■ **Your instructions**: Leave the pictures out. Return all other data exactly.

■ **Provided data**:
************

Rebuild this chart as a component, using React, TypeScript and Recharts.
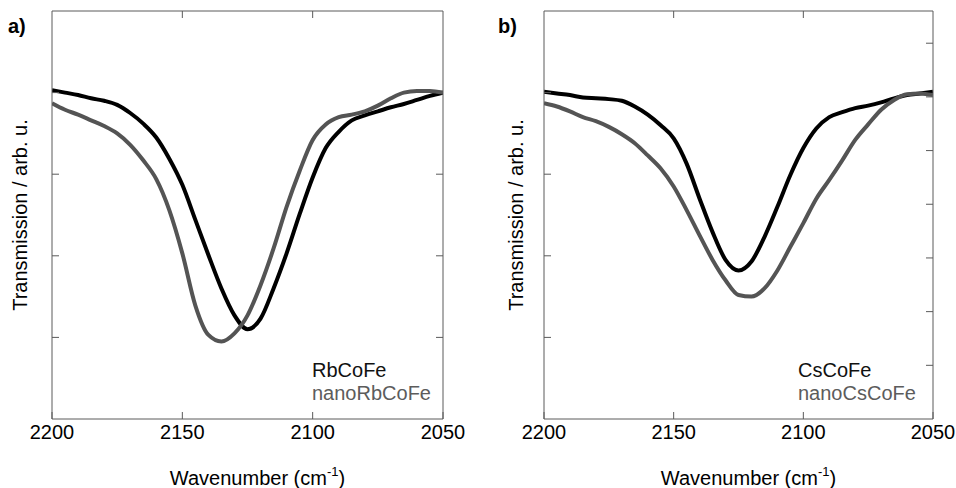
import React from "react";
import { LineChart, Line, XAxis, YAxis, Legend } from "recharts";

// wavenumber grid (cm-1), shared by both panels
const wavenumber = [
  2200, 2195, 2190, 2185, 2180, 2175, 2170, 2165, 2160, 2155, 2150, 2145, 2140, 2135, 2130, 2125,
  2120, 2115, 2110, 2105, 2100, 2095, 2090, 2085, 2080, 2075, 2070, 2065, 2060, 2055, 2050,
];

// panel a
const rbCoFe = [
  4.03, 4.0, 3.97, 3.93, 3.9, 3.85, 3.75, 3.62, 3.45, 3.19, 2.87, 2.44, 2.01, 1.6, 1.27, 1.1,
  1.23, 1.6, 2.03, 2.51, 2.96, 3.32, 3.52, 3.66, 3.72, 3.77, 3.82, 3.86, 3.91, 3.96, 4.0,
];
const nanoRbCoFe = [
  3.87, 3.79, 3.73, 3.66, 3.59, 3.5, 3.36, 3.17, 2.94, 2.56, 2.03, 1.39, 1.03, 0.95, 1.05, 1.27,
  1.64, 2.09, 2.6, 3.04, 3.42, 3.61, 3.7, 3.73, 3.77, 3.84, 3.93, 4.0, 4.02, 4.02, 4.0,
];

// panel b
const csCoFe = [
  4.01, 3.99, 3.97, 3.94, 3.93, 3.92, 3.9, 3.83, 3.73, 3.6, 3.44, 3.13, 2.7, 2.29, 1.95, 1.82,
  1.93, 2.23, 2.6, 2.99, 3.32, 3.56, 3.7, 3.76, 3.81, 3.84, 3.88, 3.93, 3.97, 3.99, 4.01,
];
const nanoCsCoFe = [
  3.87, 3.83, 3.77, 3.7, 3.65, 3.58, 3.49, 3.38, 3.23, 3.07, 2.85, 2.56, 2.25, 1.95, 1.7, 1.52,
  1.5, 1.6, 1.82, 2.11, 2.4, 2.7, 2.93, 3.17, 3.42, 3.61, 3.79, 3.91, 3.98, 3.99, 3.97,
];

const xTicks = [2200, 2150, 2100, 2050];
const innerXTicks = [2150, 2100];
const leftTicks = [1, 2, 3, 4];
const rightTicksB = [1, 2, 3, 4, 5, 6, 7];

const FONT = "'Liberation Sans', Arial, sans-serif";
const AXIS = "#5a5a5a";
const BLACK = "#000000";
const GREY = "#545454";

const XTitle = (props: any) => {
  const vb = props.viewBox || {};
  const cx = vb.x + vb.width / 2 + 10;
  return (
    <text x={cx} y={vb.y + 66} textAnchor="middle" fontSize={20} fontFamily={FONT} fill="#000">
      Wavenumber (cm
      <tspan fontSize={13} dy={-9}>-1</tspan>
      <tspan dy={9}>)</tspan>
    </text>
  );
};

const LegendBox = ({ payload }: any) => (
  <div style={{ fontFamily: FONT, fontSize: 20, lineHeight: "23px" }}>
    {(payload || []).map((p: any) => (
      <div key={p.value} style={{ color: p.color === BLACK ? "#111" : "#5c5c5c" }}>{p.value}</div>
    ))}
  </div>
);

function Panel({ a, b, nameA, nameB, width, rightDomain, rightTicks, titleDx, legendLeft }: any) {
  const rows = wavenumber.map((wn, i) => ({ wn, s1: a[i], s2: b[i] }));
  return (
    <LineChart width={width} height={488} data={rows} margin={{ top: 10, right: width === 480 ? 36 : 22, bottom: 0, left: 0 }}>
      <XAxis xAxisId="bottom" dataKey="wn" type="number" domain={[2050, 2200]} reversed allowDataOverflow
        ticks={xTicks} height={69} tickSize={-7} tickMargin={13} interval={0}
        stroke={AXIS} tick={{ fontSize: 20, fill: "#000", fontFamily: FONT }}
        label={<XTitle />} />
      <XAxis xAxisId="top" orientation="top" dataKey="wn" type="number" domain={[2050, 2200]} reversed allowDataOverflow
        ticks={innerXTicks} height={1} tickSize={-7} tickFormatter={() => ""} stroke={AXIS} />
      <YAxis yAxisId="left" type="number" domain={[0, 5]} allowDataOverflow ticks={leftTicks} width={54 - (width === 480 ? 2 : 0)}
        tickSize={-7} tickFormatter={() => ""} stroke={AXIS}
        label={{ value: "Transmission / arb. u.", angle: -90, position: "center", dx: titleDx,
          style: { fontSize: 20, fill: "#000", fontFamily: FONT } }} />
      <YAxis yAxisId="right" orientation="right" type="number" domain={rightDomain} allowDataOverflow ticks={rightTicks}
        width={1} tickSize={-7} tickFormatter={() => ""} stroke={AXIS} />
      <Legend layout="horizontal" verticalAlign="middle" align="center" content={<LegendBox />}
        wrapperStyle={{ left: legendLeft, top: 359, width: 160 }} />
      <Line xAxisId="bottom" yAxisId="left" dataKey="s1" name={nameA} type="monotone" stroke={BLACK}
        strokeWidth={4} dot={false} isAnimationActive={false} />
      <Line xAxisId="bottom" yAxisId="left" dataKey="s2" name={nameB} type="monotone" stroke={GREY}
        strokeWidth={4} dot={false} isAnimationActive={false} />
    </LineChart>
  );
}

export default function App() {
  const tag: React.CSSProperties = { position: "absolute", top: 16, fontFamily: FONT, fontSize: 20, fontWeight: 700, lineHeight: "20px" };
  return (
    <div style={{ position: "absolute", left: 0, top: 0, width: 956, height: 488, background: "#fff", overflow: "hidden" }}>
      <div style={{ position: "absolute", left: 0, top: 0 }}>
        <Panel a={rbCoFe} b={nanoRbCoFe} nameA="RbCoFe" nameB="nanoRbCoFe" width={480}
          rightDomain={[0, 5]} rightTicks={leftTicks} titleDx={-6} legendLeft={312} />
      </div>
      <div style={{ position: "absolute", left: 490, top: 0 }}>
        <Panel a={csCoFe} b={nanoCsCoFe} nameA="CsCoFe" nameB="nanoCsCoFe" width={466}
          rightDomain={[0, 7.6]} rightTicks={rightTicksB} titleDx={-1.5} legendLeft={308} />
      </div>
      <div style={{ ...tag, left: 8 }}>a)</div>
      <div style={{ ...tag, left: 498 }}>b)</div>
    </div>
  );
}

************

■ **Solution for this problem**:
Rebuild this chart as a component, using React, TypeScript and Recharts.
import React from "react";
import { LineChart, Line, XAxis, YAxis, Legend } from "recharts";

// wavenumber grid (cm-1), shared by both panels
const wavenumber = [
  2200, 2195, 2190, 2185, 2180, 2175, 2170, 2165, 2160, 2155, 2150, 2145, 2140, 2135, 2130, 2125,
  2120, 2115, 2110, 2105, 2100, 2095, 2090, 2085, 2080, 2075, 2070, 2065, 2060, 2055, 2050,
];

// panel a
const rbCoFe = [
  4.03, 4.0, 3.97, 3.93, 3.9, 3.85, 3.75, 3.62, 3.45, 3.19, 2.87, 2.44, 2.01, 1.6, 1.27, 1.1,
  1.23, 1.6, 2.03, 2.51, 2.96, 3.32, 3.52, 3.66, 3.72, 3.77, 3.82, 3.86, 3.91, 3.96, 4.0,
];
const nanoRbCoFe = [
  3.87, 3.79, 3.73, 3.66, 3.59, 3.5, 3.36, 3.17, 2.94, 2.56, 2.03, 1.39, 1.03, 0.95, 1.05, 1.27,
  1.64, 2.09, 2.6, 3.04, 3.42, 3.61, 3.7, 3.73, 3.77, 3.84, 3.93, 4.0, 4.02, 4.02, 4.0,
];

// panel b
const csCoFe = [
  4.01, 3.99, 3.97, 3.94, 3.93, 3.92, 3.9, 3.83, 3.73, 3.6, 3.44, 3.13, 2.7, 2.29, 1.95, 1.82,
  1.93, 2.23, 2.6, 2.99, 3.32, 3.56, 3.7, 3.76, 3.81, 3.84, 3.88, 3.93, 3.97, 3.99, 4.01,
];
const nanoCsCoFe = [
  3.87, 3.83, 3.77, 3.7, 3.65, 3.58, 3.49, 3.38, 3.23, 3.07, 2.85, 2.56, 2.25, 1.95, 1.7, 1.52,
  1.5, 1.6, 1.82, 2.11, 2.4, 2.7, 2.93, 3.17, 3.42, 3.61, 3.79, 3.91, 3.98, 3.99, 3.97,
];

const xTicks = [2200, 2150, 2100, 2050];
const innerXTicks = [2150, 2100];
const leftTicks = [1, 2, 3, 4];
const rightTicksB = [1, 2, 3, 4, 5, 6, 7];

const FONT = "'Liberation Sans', Arial, sans-serif";
const AXIS = "#5a5a5a";
const BLACK = "#000000";
const GREY = "#545454";

const XTitle = (props: any) => {
  const vb = props.viewBox || {};
  const cx = vb.x + vb.width / 2 + 10;
  return (
    <text x={cx} y={vb.y + 66} textAnchor="middle" fontSize={20} fontFamily={FONT} fill="#000">
      Wavenumber (cm
      <tspan fontSize={13} dy={-9}>-1</tspan>
      <tspan dy={9}>)</tspan>
    </text>
  );
};

const LegendBox = ({ payload }: any) => (
  <div style={{ fontFamily: FONT, fontSize: 20, lineHeight: "23px" }}>
    {(payload || []).map((p: any) => (
      <div key={p.value} style={{ color: p.color === BLACK ? "#111" : "#5c5c5c" }}>{p.value}</div>
    ))}
  </div>
);

function Panel({ a, b, nameA, nameB, width, rightDomain, rightTicks, titleDx, legendLeft }: any) {
  const rows = wavenumber.map((wn, i) => ({ wn, s1: a[i], s2: b[i] }));
  return (
    <LineChart width={width} height={488} data={rows} margin={{ top: 10, right: width === 480 ? 36 : 22, bottom: 0, left: 0 }}>
      <XAxis xAxisId="bottom" dataKey="wn" type="number" domain={[2050, 2200]} reversed allowDataOverflow
        ticks={xTicks} height={69} tickSize={-7} tickMargin={13} interval={0}
        stroke={AXIS} tick={{ fontSize: 20, fill: "#000", fontFamily: FONT }}
        label={<XTitle />} />
      <XAxis xAxisId="top" orientation="top" dataKey="wn" type="number" domain={[2050, 2200]} reversed allowDataOverflow
        ticks={innerXTicks} height={1} tickSize={-7} tickFormatter={() => ""} stroke={AXIS} />
      <YAxis yAxisId="left" type="number" domain={[0, 5]} allowDataOverflow ticks={leftTicks} width={54 - (width === 480 ? 2 : 0)}
        tickSize={-7} tickFormatter={() => ""} stroke={AXIS}
        label={{ value: "Transmission / arb. u.", angle: -90, position: "center", dx: titleDx,
          style: { fontSize: 20, fill: "#000", fontFamily: FONT } }} />
      <YAxis yAxisId="right" orientation="right" type="number" domain={rightDomain} allowDataOverflow ticks={rightTicks}
        width={1} tickSize={-7} tickFormatter={() => ""} stroke={AXIS} />
      <Legend layout="horizontal" verticalAlign="middle" align="center" content={<LegendBox />}
        wrapperStyle={{ left: legendLeft, top: 359, width: 160 }} />
      <Line xAxisId="bottom" yAxisId="left" dataKey="s1" name={nameA} type="monotone" stroke={BLACK}
        strokeWidth={4} dot={false} isAnimationActive={false} />
      <Line xAxisId="bottom" yAxisId="left" dataKey="s2" name={nameB} type="monotone" stroke={GREY}
        strokeWidth={4} dot={false} isAnimationActive={false} />
    </LineChart>
  );
}

export default function App() {
  const tag: React.CSSProperties = { position: "absolute", top: 16, fontFamily: FONT, fontSize: 20, fontWeight: 700, lineHeight: "20px" };
  return (
    <div style={{ position: "absolute", left: 0, top: 0, width: 956, height: 488, background: "#fff", overflow: "hidden" }}>
      <div style={{ position: "absolute", left: 0, top: 0 }}>
        <Panel a={rbCoFe} b={nanoRbCoFe} nameA="RbCoFe" nameB="nanoRbCoFe" width={480}
          rightDomain={[0, 5]} rightTicks={leftTicks} titleDx={-6} legendLeft={312} />
      </div>
      <div style={{ position: "absolute", left: 490, top: 0 }}>
        <Panel a={csCoFe} b={nanoCsCoFe} nameA="CsCoFe" nameB="nanoCsCoFe" width={466}
          rightDomain={[0, 7.6]} rightTicks={rightTicksB} titleDx={-1.5} legendLeft={308} />
      </div>
      <div style={{ ...tag, left: 8 }}>a)</div>
      <div style={{ ...tag, left: 498 }}>b)</div>
    </div>
  );
}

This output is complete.